It could be possible that a read or a write transaction is in progress when the auto-refresh counter expires. Therefore, one should include the maximum number of transfers possible, as well as the IDLE time one must wait after a memory access before one can perform a refresh. These values are included in the ref\_interval\_cnt\_MAX calculation above.

Note that both the ref\_interval\_cnt and the ref\_burst\_cnt include an extra bit for future growth.

### **Memory Accesses**

This section outlines the commands and signals required in order to successfully perform a Read or a Write request to the FCRAM controller.

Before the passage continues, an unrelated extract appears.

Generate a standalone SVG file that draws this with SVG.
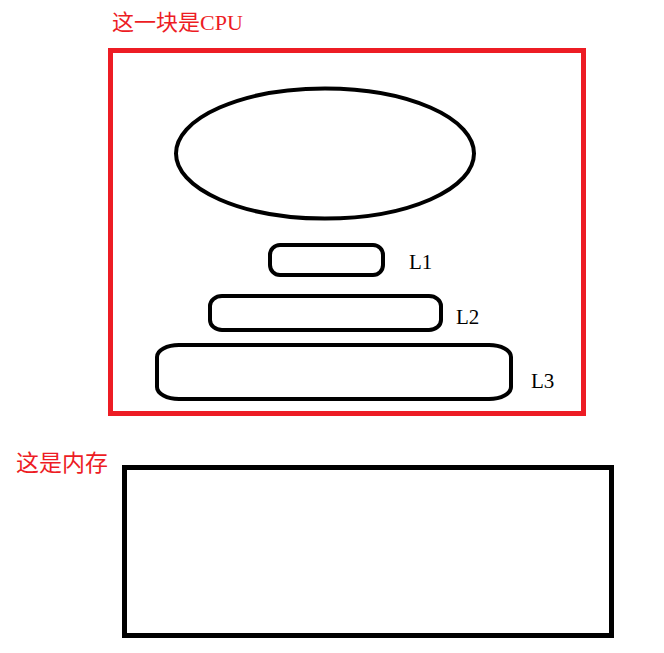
<svg xmlns="http://www.w3.org/2000/svg" width="664" height="653" viewBox="0 0 664 653">
<style>
.red{fill:#ed1c24;font-family:"Liberation Serif","Noto Sans CJK SC",serif}
.lbl{fill:#000;font-family:"Liberation Serif",serif;font-size:21px}
.sh{fill:none;stroke:#000;stroke-width:4}
</style>
<rect width="664" height="653" fill="#fff"/>
<g id="cpu">
<rect x="110.5" y="50.5" width="473" height="363" fill="none" stroke="#ed1c24" stroke-width="5"/>
<text class="red" x="112" y="30" font-size="22">这一块是CPU</text>
</g>
<g id="core">
<ellipse class="sh" cx="325" cy="153.5" rx="149" ry="65"/>
</g>
<g id="l1">
<rect class="sh" x="270" y="245" width="113" height="30" rx="10" ry="10"/>
<text class="lbl" x="409" y="269">L1</text>
</g>
<g id="l2">
<rect class="sh" x="210" y="296" width="231" height="34" rx="12" ry="10"/>
<text class="lbl" x="456" y="324">L2</text>
</g>
<g id="l3">
<rect class="sh" x="157" y="345" width="354" height="54" rx="22" ry="12"/>
<text class="lbl" x="531" y="388">L3</text>
</g>
<g id="memory">
<rect x="124.5" y="467.5" width="487" height="168" fill="none" stroke="#000" stroke-width="5"/>
<text class="red" x="16" y="471" font-size="23">这是内存</text>
</g>
<g id="connectors"></g>
</svg>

In general, a memory access works as follows:

- · User supplies the desired memory and bank location of the memory access
- User supplies the number of transfers for the memory access
- User issues the read or write command to the controller
- The FCRAM controller acknowledges the command (u\_ack = 1). Once this acknowledgement occurs, the user may release the memory address, bank location, number of transfers, and the memory access command. At this point, the user may issue the next command to ensure the controller pipeline remains full.
- The user should supply data (during a write) or receive data (during a read).

#### **Burst Transfers**

This section explains the controller implementation of a burst memory access.

A single FCRAM memory access is limited to burst length (BL) number of data values, where a data value equals the width of the FCRAM data bus. If the user requires multiple memory accesses to consecutive memory locations, the FCRAM controller can automatically string these memory accesses together to form a burst memory access.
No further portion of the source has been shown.